Un renouvellement métapoétique du genre
Mais ce que La Quête d’Ewilan perd dans la course effrénée à la modernisation, elle le compense par la permanence de ce qui faisait sa force, et, à l’inverse, est de plus en plus rare : une réelle attention au style. Aussi idiot que ceci puisse paraisse, Bottero écrit bien, et sans ménager son public : la rigueur d’une grammaire classique et la richesse d’un lexique parfois très technique (« vergue », « gaillard » et « mât de misaine » ponctuent les dérades des héros…), en plus de donner au récit précision et couleur, ramènent le regard du lecteur au texte, et, dans une perspective à la fois didactique et éminemment poétique, renouent l’alliance perdue de la forme et du fond.

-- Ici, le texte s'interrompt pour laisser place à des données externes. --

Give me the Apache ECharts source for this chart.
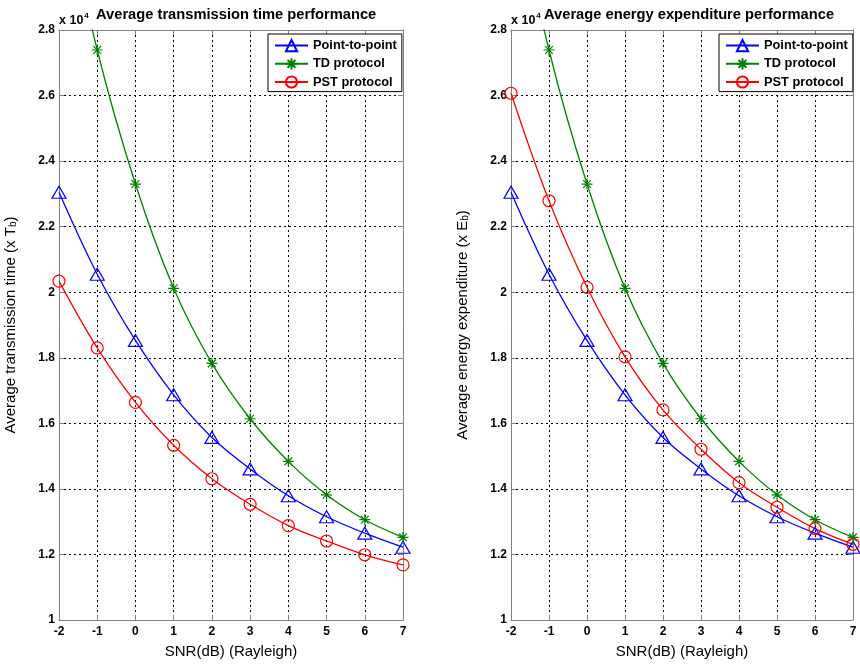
<!DOCTYPE html>
<html>
<head>
<meta charset="utf-8">
<script src="https://cdn.jsdelivr.net/npm/echarts@6/dist/echarts.min.js"></script>
<style>
html,body{margin:0;padding:0;background:#fff;}
#c{width:860px;height:664px;}
</style>
</head>
<body>
<div id="c"></div>
<script>
// ---- data (values in units of x10^4) ----
const snr = [-2, -1, 0, 1, 2, 3, 4, 5, 6, 7];
const yTicks = [1, 1.2, 1.4, 1.6, 1.8, 2, 2.2, 2.4, 2.6, 2.8];
const seriesNames = ['Point-to-point', 'TD protocol', 'PST protocol'];

const timeP2P = [2.305, 2.055, 1.853, 1.687, 1.557, 1.461, 1.379, 1.315, 1.265, 1.222];
const timeTD  = [3.27, 2.739, 2.330, 2.012, 1.783, 1.614, 1.484, 1.382, 1.306, 1.252];
const timePST = [2.034, 1.830, 1.664, 1.533, 1.431, 1.353, 1.288, 1.241, 1.199, 1.168];

const energyP2P = [2.305, 2.055, 1.853, 1.687, 1.557, 1.461, 1.379, 1.315, 1.265, 1.222];
const energyTD  = [3.27, 2.739, 2.330, 2.012, 1.783, 1.614, 1.484, 1.382, 1.306, 1.252];
const energyPST = [2.607, 2.279, 2.015, 1.803, 1.641, 1.521, 1.419, 1.344, 1.279, 1.231];

const titles = ['Average transmission time performance', 'Average energy expenditure performance'];
const yNames = ['Average transmission time (x T{sub|b})', 'Average energy expenditure (x E{sub|b})'];
const xName = 'SNR(dB) (Rayleigh)';

// ---- styling ----
const FONT = 'Liberation Sans, Arial, sans-serif';
const BLUE = '#0000ff', GREEN = '#008000', RED = '#ff0000';
const AXIS = '#808080';
const STAR = 'path://M0,-10L0,10M-10,0L10,0M-7.07,-7.07L7.07,7.07M-7.07,7.07L7.07,-7.07';

const grids = [
  {left: 59, top: 30, width: 344, height: 590},
  {left: 511, top: 30, width: 342, height: 590}
];

function pairs(v) { return snr.map((x, i) => [x, v[i]]); }

const chart = echarts.init(document.getElementById('c'), null, {renderer: 'canvas'});

const xAxes = [], yAxes = [], series = [], legends = [], titleArr = [];

grids.forEach((g, gi) => {
  xAxes.push({
    gridIndex: gi, type: 'value', min: -2, max: 7, interval: 1, position: 'bottom',
    name: xName, nameLocation: 'middle', nameGap: 24,
    nameTextStyle: {fontFamily: FONT, fontSize: 15, color: '#000'},
    axisLine: {onZero: false, lineStyle: {color: AXIS, width: 1}},
    axisTick: {inside: true, length: 5, lineStyle: {color: AXIS}},
    axisLabel: {fontFamily: FONT, fontSize: 12, fontWeight: 'bold', color: '#000', margin: 6},
    splitLine: {show: true, lineStyle: {color: '#000', type: [2, 3], width: 1}}
  });
  xAxes.push({
    gridIndex: gi, type: 'value', min: -2, max: 7, interval: 1, position: 'top',
    axisLine: {onZero: false, lineStyle: {color: AXIS, width: 1}},
    axisTick: {inside: true, length: 5, lineStyle: {color: AXIS}},
    axisLabel: {show: false}, splitLine: {show: false}
  });
  yAxes.push({
    gridIndex: gi, type: 'value', min: 1, max: 2.8, interval: 0.2, position: 'left',
    name: yNames[gi], nameLocation: 'middle', nameGap: 41, nameRotate: 90,
    nameTextStyle: {fontFamily: FONT, fontSize: 15, color: '#000',
      rich: {sub: {fontFamily: FONT, fontSize: 10, color: '#000', padding: [0, 0, -6, 0]}}},
    axisLine: {onZero: false, lineStyle: {color: AXIS, width: 1}},
    axisTick: {inside: true, length: 5, lineStyle: {color: AXIS}},
    axisLabel: {fontFamily: FONT, fontSize: 12, fontWeight: 'bold', color: '#000', margin: 4,
      formatter: v => String(+v.toFixed(1))},
    splitLine: {show: true, lineStyle: {color: '#000', type: [2, 3], width: 1}}
  });
  yAxes.push({
    gridIndex: gi, type: 'value', min: 1, max: 2.8, interval: 0.2, position: 'right',
    axisLine: {onZero: false, lineStyle: {color: AXIS, width: 1}},
    axisTick: {inside: true, length: 5, lineStyle: {color: AXIS}},
    axisLabel: {show: false}, splitLine: {show: false}
  });

  const data = gi === 0 ? [timeP2P, timeTD, timePST] : [energyP2P, energyTD, energyPST];
  const colors = [BLUE, GREEN, RED];
  const symbols = ['triangle', STAR, 'circle'];
  const sizes = [[14, 12], 11, 12];
  data.forEach((d, si) => {
    series.push({
      name: seriesNames[si], type: 'line', xAxisIndex: gi * 2, yAxisIndex: gi * 2,
      data: pairs(d), smooth: 0.35, clip: true,
      color: colors[si],
      symbol: symbols[si], symbolSize: sizes[si], showSymbol: true,
      lineStyle: {color: colors[si], width: 1.3},
      itemStyle: {color: 'transparent', borderColor: colors[si], borderWidth: 1.2},
      emphasis: {disabled: true},
      animation: false
    });
  });

  legends.push({
    left: gi === 0 ? 268 : 719, top: 34, orient: 'vertical',
    data: seriesNames,
    itemWidth: 33, itemHeight: 14, itemGap: 5,
    padding: [5, 5, 3, 6],
    borderColor: '#000', borderWidth: 1, backgroundColor: '#fff',
    textStyle: {fontFamily: FONT, fontSize: 12.8, fontWeight: 'bold', color: '#000'},
    selectedMode: false
  });

  titleArr.push({
    text: titles[gi], left: gi === 0 ? 96 : 544, top: 7, padding: 0,
    textStyle: {fontFamily: FONT, fontSize: 14.7, fontWeight: 'bold', color: '#000'}
  });
  titleArr.push({
    text: '{a|x 10}{s|4}', left: g.left, top: 10, padding: 0,
    textStyle: {rich: {
      a: {fontFamily: FONT, fontSize: 12.5, color: '#000', padding: [4, 0, 0, 0]},
      s: {fontFamily: FONT, fontSize: 8, color: '#000', padding: [0, 0, 6, 1]}
    }}
  });
});

chart.setOption({
  backgroundColor: '#fff',
  animation: false,
  title: titleArr,
  grid: grids.map(g => Object.assign({show: true, borderColor: AXIS, borderWidth: 0}, g)),
  xAxis: xAxes,
  yAxis: yAxes,
  legend: legends,
  series: series
});
</script>
</body>
</html>
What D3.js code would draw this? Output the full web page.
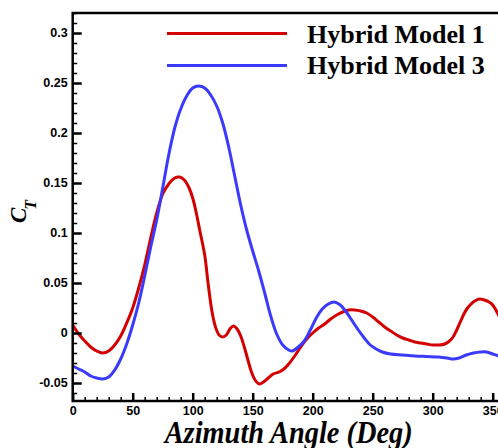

Car les romans, au lieu de ressasser les éternels topoi du genre, s’efforcent de les réinventer d’une manière parlante mais énigmatique – ce que d’aucuns appelleraient poésie. Si l’Empire de Gwendalavir est le haut-lieu d’expression du surnaturel, jamais Bottero n’emploie-t-il le terme pourtant canonique de magie : il lui préfère le concept du « Dessin », opération mentale par laquelle le « Dessinateur » matérialise le produit de son imagination. Or, le temps de l’imaginer, il lui faut fermer un instant les yeux et se retrancher en lui-même, de sorte que Camille-Ewilan ne constate jamais qu’après-coup toute l’étendue de son pouvoir. Si la distinction peut sembler mineure, elle est au contraire décisive : car ce pouvoir immense n’est plus celui d’une sorcellerie quelconque, que nulle n’aurait jamais comprise et qui n’existerait qu’en rêve, mais bien celui, concret mais mystérieux, de l’imagination humaine. Aussi irréaliste qu’elle soit, La Quête d’Ewilan en revient toujours au commun, à la « vraie vie » de celui qui en tourne les pages – de celui qui, en lisant, crée. C’est dire la richesse métapoétique d’une œuvre constamment réflexive ; c’est résoudre le paradoxe virtuose d’une instinctive complexité.
Voilà sans doute d’où viennent ce sourire aux lèvres et ces larmes aux yeux : la force de la fantasy d’Ewilan, c’est de substituer à la vie meilleure une vie rendue meilleure, de louer dans son déploiement même la force créatrice de l’esprit et du cœur qui lui donnent le jour. Le sublimé fait toujours signe vers l’objet même de sa sublimation, dont l’authentique simplicité est peut-être au fond plus vibrante que tout ce remue-ménage héroïque. Car comme l’écrit Merwyn lui-même, le plus grand des Dessinateurs, « L’Art du Dessin n’est rien à côté d’une bonne salade de champignons ».
Pierre Bottero (1964-2009) est un écrivain français de littérature jeunesse, et en particulier de fantasy – un genre qu’il a largement contribué à populariser dans notre pays. Il est surtout connu et reconnu pour ses trois trilogies autour du personnage d’Ewilan (La Quête d’Ewilan, Les Mondes d’Ewilan et Le Pacte des Marchombres), qui lui valurent bien des prix littéraires, et se vendirent à plus d’un million d’exemplaires dans les cinq années qui suivirent leur publication.